Among the various and sundry undergraduate and graduate studies I have enjoyed or endured, there was an entire semester class on the person and the works of William Shakespeare taken at the College of William and Mary.
Never once was there even the suggestion that Shakespeare might have been a Christian. Common references in his works to Roman Catholic or Protestant ideas (such as purgatory, heaven, and hell) were dismissed as a writer's patronizing nods to the prevailing cultural sentiments of his day.
Bearing in mind that - just as people say all sorts of spiritual things about their loved one's faith (relatively imperceptible during life but now declared decisively upon their death), people also often adapt all sorts of spiritual perceptions of themselves when their thoughts turn to the impending reality of their own deaths - I offer the following surprising declaration from William Shakespeare in his last will and testament:
"I commend my soul into the hands of God, my Creator, hoping and assuredly believing, through only the merits of Jesus Christ, my Saviour, to be made partaker of life everlasting."
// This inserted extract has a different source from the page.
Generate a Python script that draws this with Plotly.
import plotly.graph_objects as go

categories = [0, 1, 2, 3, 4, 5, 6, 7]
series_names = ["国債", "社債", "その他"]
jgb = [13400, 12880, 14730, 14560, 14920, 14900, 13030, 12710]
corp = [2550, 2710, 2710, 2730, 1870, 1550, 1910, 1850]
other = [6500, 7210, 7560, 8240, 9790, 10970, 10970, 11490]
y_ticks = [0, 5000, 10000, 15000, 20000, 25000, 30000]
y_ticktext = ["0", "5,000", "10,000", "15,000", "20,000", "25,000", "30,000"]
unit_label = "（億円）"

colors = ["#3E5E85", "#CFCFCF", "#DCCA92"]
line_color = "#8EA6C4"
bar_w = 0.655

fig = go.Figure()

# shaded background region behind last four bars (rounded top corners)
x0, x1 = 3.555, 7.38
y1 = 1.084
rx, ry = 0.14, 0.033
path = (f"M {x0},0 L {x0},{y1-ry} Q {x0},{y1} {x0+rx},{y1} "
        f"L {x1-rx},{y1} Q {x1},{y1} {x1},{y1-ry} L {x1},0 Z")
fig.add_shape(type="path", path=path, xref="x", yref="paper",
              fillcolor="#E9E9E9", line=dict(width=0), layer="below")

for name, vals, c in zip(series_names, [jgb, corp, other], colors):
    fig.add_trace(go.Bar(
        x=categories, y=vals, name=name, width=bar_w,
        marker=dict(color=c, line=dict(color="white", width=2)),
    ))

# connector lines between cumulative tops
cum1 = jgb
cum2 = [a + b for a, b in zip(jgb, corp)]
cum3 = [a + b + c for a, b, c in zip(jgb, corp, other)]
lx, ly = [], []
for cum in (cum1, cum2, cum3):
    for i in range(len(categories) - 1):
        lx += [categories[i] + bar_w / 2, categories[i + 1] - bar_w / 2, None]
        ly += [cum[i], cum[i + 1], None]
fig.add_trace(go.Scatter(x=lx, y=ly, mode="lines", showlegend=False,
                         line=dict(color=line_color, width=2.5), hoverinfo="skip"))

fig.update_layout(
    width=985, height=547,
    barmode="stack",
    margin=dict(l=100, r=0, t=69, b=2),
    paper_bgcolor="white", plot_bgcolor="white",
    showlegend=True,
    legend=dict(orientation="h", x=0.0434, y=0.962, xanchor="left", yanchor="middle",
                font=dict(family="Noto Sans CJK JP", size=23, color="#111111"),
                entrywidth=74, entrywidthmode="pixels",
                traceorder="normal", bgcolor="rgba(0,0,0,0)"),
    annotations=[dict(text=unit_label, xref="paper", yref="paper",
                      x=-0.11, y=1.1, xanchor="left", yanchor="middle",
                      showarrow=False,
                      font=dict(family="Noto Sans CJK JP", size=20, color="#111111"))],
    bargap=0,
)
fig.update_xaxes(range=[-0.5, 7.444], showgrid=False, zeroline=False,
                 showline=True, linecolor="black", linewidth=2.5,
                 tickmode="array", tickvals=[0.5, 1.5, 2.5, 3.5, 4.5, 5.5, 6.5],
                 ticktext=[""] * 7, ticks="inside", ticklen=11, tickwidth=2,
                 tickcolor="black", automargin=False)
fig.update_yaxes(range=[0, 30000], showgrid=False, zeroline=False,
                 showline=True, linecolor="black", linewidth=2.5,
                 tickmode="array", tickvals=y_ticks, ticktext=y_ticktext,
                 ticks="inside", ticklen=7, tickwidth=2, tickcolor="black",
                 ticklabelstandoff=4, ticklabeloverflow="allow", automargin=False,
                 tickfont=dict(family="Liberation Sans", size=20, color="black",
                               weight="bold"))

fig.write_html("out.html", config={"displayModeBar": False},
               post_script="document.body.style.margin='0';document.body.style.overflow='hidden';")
- William Shakespeare, (1564-1616)
1 comment:
Only, note that this is how is was all spelled:
"In the name of god Amen I William Shackspeare, of Stratford upon Avon in the countrie of Warr., gent., in perfect health and memorie, God be praysed, doe make and ordayne this my last will and testament in manner and forme followeing, that ys to saye, first, I comend my soule into the hands of God my Creator, hoping and assuredlie beleeving, through thonelie merites, of Jesus Christe my Saviour, to be made partaker of lyfe everlastinge, and my bodye to the earth whereof yt ys made."